Goal: The listing below should be printed exactly, every line of it. Skip the pictures.

Stored data:
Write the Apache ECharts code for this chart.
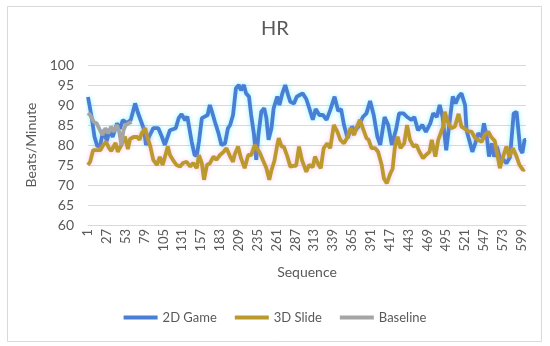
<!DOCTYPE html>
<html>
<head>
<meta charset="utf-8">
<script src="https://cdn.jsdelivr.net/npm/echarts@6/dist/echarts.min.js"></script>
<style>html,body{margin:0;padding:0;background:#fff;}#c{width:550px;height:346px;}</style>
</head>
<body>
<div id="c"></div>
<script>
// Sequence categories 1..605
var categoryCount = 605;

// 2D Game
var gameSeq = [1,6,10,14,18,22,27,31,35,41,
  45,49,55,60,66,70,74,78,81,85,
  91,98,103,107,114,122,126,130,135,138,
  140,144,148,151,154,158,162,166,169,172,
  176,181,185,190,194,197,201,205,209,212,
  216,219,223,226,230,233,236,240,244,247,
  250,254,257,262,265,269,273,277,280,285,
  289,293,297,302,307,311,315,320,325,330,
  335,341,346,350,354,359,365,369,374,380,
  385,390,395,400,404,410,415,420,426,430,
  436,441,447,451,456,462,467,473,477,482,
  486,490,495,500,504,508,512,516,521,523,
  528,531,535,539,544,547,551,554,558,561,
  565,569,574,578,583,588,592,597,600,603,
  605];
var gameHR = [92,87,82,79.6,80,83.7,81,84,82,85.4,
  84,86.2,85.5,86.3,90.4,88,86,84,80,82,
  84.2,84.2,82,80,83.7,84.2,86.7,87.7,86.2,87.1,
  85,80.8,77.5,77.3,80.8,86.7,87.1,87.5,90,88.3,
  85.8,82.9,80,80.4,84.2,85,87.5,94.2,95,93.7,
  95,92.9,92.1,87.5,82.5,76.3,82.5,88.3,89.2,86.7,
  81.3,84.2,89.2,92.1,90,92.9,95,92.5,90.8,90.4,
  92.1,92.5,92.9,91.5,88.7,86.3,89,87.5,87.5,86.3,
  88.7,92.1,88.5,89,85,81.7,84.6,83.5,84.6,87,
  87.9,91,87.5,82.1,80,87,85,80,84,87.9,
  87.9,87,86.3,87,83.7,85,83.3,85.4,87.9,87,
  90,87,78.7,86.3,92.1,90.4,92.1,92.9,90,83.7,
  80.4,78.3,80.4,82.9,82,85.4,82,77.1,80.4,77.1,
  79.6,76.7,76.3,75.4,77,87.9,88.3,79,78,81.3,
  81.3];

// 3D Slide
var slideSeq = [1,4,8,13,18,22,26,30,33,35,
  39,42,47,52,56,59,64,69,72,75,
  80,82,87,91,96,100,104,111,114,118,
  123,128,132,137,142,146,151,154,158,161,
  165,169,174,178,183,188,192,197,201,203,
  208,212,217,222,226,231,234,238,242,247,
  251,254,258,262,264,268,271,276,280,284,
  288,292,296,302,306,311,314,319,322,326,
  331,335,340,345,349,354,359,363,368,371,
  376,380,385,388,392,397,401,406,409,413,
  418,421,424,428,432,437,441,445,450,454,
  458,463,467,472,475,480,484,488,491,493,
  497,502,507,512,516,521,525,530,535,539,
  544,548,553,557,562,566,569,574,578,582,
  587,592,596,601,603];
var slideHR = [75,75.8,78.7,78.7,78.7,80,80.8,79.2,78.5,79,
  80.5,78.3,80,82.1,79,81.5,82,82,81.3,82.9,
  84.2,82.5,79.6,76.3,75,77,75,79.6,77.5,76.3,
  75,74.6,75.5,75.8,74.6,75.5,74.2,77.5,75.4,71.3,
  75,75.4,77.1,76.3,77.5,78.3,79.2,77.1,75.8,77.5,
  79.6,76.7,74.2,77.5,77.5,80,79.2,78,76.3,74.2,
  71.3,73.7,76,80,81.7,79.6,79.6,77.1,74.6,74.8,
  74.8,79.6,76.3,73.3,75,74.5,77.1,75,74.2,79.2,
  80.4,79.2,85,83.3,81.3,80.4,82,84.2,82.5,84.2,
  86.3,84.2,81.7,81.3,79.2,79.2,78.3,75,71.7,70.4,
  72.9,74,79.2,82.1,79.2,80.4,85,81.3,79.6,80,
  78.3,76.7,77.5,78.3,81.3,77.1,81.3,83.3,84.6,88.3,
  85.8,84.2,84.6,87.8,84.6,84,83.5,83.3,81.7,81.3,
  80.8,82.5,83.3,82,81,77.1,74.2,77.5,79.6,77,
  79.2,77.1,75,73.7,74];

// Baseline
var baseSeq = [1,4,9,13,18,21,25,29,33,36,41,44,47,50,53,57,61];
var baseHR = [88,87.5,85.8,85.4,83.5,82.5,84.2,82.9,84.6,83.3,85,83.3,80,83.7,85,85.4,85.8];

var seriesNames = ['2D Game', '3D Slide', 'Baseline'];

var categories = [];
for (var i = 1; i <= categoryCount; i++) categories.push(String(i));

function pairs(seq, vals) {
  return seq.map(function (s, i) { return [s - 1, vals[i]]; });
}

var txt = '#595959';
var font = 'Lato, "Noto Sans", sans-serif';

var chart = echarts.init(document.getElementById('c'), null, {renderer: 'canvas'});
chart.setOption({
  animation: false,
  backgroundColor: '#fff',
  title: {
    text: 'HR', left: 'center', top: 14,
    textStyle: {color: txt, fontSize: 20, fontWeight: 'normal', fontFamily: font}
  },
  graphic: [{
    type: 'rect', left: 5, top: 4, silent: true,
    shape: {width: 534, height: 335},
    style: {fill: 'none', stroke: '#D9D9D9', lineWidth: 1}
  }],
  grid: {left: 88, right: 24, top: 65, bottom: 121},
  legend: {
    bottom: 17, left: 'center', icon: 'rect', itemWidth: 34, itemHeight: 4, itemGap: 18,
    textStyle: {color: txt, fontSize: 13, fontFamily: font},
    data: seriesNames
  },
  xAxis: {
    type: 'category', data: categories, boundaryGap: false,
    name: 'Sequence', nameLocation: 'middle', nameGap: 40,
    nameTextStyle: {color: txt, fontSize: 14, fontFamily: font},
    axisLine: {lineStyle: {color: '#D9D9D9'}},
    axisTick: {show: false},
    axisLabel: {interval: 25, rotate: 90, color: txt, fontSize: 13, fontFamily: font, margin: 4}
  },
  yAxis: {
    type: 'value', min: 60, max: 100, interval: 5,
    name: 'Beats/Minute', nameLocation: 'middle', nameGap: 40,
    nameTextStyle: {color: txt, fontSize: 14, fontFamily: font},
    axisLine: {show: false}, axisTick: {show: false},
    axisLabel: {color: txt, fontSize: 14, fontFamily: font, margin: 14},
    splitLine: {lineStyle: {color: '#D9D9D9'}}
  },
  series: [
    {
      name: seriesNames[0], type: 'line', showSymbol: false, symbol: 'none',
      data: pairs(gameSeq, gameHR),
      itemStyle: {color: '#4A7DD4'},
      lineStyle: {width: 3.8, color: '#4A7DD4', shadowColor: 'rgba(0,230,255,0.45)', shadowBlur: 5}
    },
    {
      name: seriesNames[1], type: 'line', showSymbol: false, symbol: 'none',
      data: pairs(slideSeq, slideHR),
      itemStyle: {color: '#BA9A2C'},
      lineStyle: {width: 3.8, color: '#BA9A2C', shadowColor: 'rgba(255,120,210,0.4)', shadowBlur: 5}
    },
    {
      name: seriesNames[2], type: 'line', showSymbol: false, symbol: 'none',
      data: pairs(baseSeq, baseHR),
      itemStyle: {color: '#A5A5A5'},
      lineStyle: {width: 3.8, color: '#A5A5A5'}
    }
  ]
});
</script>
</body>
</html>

Solution to this task:
Write the Apache ECharts code for this chart.
<!DOCTYPE html>
<html>
<head>
<meta charset="utf-8">
<script src="https://cdn.jsdelivr.net/npm/echarts@6/dist/echarts.min.js"></script>
<style>html,body{margin:0;padding:0;background:#fff;}#c{width:550px;height:346px;}</style>
</head>
<body>
<div id="c"></div>
<script>
// Sequence categories 1..605
var categoryCount = 605;

// 2D Game
var gameSeq = [1,6,10,14,18,22,27,31,35,41,
  45,49,55,60,66,70,74,78,81,85,
  91,98,103,107,114,122,126,130,135,138,
  140,144,148,151,154,158,162,166,169,172,
  176,181,185,190,194,197,201,205,209,212,
  216,219,223,226,230,233,236,240,244,247,
  250,254,257,262,265,269,273,277,280,285,
  289,293,297,302,307,311,315,320,325,330,
  335,341,346,350,354,359,365,369,374,380,
  385,390,395,400,404,410,415,420,426,430,
  436,441,447,451,456,462,467,473,477,482,
  486,490,495,500,504,508,512,516,521,523,
  528,531,535,539,544,547,551,554,558,561,
  565,569,574,578,583,588,592,597,600,603,
  605];
var gameHR = [92,87,82,79.6,80,83.7,81,84,82,85.4,
  84,86.2,85.5,86.3,90.4,88,86,84,80,82,
  84.2,84.2,82,80,83.7,84.2,86.7,87.7,86.2,87.1,
  85,80.8,77.5,77.3,80.8,86.7,87.1,87.5,90,88.3,
  85.8,82.9,80,80.4,84.2,85,87.5,94.2,95,93.7,
  95,92.9,92.1,87.5,82.5,76.3,82.5,88.3,89.2,86.7,
  81.3,84.2,89.2,92.1,90,92.9,95,92.5,90.8,90.4,
  92.1,92.5,92.9,91.5,88.7,86.3,89,87.5,87.5,86.3,
  88.7,92.1,88.5,89,85,81.7,84.6,83.5,84.6,87,
  87.9,91,87.5,82.1,80,87,85,80,84,87.9,
  87.9,87,86.3,87,83.7,85,83.3,85.4,87.9,87,
  90,87,78.7,86.3,92.1,90.4,92.1,92.9,90,83.7,
  80.4,78.3,80.4,82.9,82,85.4,82,77.1,80.4,77.1,
  79.6,76.7,76.3,75.4,77,87.9,88.3,79,78,81.3,
  81.3];

// 3D Slide
var slideSeq = [1,4,8,13,18,22,26,30,33,35,
  39,42,47,52,56,59,64,69,72,75,
  80,82,87,91,96,100,104,111,114,118,
  123,128,132,137,142,146,151,154,158,161,
  165,169,174,178,183,188,192,197,201,203,
  208,212,217,222,226,231,234,238,242,247,
  251,254,258,262,264,268,271,276,280,284,
  288,292,296,302,306,311,314,319,322,326,
  331,335,340,345,349,354,359,363,368,371,
  376,380,385,388,392,397,401,406,409,413,
  418,421,424,428,432,437,441,445,450,454,
  458,463,467,472,475,480,484,488,491,493,
  497,502,507,512,516,521,525,530,535,539,
  544,548,553,557,562,566,569,574,578,582,
  587,592,596,601,603];
var slideHR = [75,75.8,78.7,78.7,78.7,80,80.8,79.2,78.5,79,
  80.5,78.3,80,82.1,79,81.5,82,82,81.3,82.9,
  84.2,82.5,79.6,76.3,75,77,75,79.6,77.5,76.3,
  75,74.6,75.5,75.8,74.6,75.5,74.2,77.5,75.4,71.3,
  75,75.4,77.1,76.3,77.5,78.3,79.2,77.1,75.8,77.5,
  79.6,76.7,74.2,77.5,77.5,80,79.2,78,76.3,74.2,
  71.3,73.7,76,80,81.7,79.6,79.6,77.1,74.6,74.8,
  74.8,79.6,76.3,73.3,75,74.5,77.1,75,74.2,79.2,
  80.4,79.2,85,83.3,81.3,80.4,82,84.2,82.5,84.2,
  86.3,84.2,81.7,81.3,79.2,79.2,78.3,75,71.7,70.4,
  72.9,74,79.2,82.1,79.2,80.4,85,81.3,79.6,80,
  78.3,76.7,77.5,78.3,81.3,77.1,81.3,83.3,84.6,88.3,
  85.8,84.2,84.6,87.8,84.6,84,83.5,83.3,81.7,81.3,
  80.8,82.5,83.3,82,81,77.1,74.2,77.5,79.6,77,
  79.2,77.1,75,73.7,74];

// Baseline
var baseSeq = [1,4,9,13,18,21,25,29,33,36,41,44,47,50,53,57,61];
var baseHR = [88,87.5,85.8,85.4,83.5,82.5,84.2,82.9,84.6,83.3,85,83.3,80,83.7,85,85.4,85.8];

var seriesNames = ['2D Game', '3D Slide', 'Baseline'];

var categories = [];
for (var i = 1; i <= categoryCount; i++) categories.push(String(i));

function pairs(seq, vals) {
  return seq.map(function (s, i) { return [s - 1, vals[i]]; });
}

var txt = '#595959';
var font = 'Lato, "Noto Sans", sans-serif';

var chart = echarts.init(document.getElementById('c'), null, {renderer: 'canvas'});
chart.setOption({
  animation: false,
  backgroundColor: '#fff',
  title: {
    text: 'HR', left: 'center', top: 14,
    textStyle: {color: txt, fontSize: 20, fontWeight: 'normal', fontFamily: font}
  },
  graphic: [{
    type: 'rect', left: 5, top: 4, silent: true,
    shape: {width: 534, height: 335},
    style: {fill: 'none', stroke: '#D9D9D9', lineWidth: 1}
  }],
  grid: {left: 88, right: 24, top: 65, bottom: 121},
  legend: {
    bottom: 17, left: 'center', icon: 'rect', itemWidth: 34, itemHeight: 4, itemGap: 18,
    textStyle: {color: txt, fontSize: 13, fontFamily: font},
    data: seriesNames
  },
  xAxis: {
    type: 'category', data: categories, boundaryGap: false,
    name: 'Sequence', nameLocation: 'middle', nameGap: 40,
    nameTextStyle: {color: txt, fontSize: 14, fontFamily: font},
    axisLine: {lineStyle: {color: '#D9D9D9'}},
    axisTick: {show: false},
    axisLabel: {interval: 25, rotate: 90, color: txt, fontSize: 13, fontFamily: font, margin: 4}
  },
  yAxis: {
    type: 'value', min: 60, max: 100, interval: 5,
    name: 'Beats/Minute', nameLocation: 'middle', nameGap: 40,
    nameTextStyle: {color: txt, fontSize: 14, fontFamily: font},
    axisLine: {show: false}, axisTick: {show: false},
    axisLabel: {color: txt, fontSize: 14, fontFamily: font, margin: 14},
    splitLine: {lineStyle: {color: '#D9D9D9'}}
  },
  series: [
    {
      name: seriesNames[0], type: 'line', showSymbol: false, symbol: 'none',
      data: pairs(gameSeq, gameHR),
      itemStyle: {color: '#4A7DD4'},
      lineStyle: {width: 3.8, color: '#4A7DD4', shadowColor: 'rgba(0,230,255,0.45)', shadowBlur: 5}
    },
    {
      name: seriesNames[1], type: 'line', showSymbol: false, symbol: 'none',
      data: pairs(slideSeq, slideHR),
      itemStyle: {color: '#BA9A2C'},
      lineStyle: {width: 3.8, color: '#BA9A2C', shadowColor: 'rgba(255,120,210,0.4)', shadowBlur: 5}
    },
    {
      name: seriesNames[2], type: 'line', showSymbol: false, symbol: 'none',
      data: pairs(baseSeq, baseHR),
      itemStyle: {color: '#A5A5A5'},
      lineStyle: {width: 3.8, color: '#A5A5A5'}
    }
  ]
});
</script>
</body>
</html>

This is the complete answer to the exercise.